The Act assumes that all discretionary trusts have foreign resident beneficiaries. To gain an exemption from the surcharge, the trust deed must contain an irrevocable clause excluding any foreign beneficiary. These provisions came into effect on 24 June 2020. However, the Act allows for trustees to with trusts owning residential property, to amend with an irrevocable clause excluding foreign resident beneficiaries and produce the amended trust deed with a declaration to Revenue NSW before midnight on 31 December 2020. If your trust deed had been amended and foreign resident surcharge has been paid for a transaction on or after 21 June 2016, the Commissioner will accept applications for refunds up to 23 December 2020 for consideration.
Testamentary trusts that arise when the deponent dies via a will should be re-examined to ensure that any constructive testamentary trust which is created holding residential property either complies for the exemption or that the costs of the surcharge are considered to ensure bloodline bequeathing of residential property.
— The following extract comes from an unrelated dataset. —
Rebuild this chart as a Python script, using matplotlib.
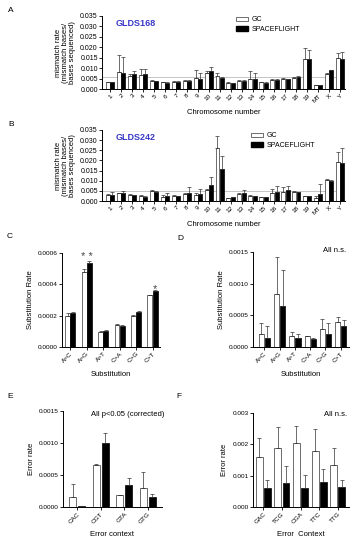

Perhaps it may be appropriate that the assets of a will should be devised via two trusts, one to hold residential property and the other to hold other assets, to ensure the appropriate asset preservation.
As each situation is individual, your particular circumstances will determine the course you need to take. Whilst the main implications of the changes are set out above, only an examination of the aims of constructive trust can reveal what action needs to take place.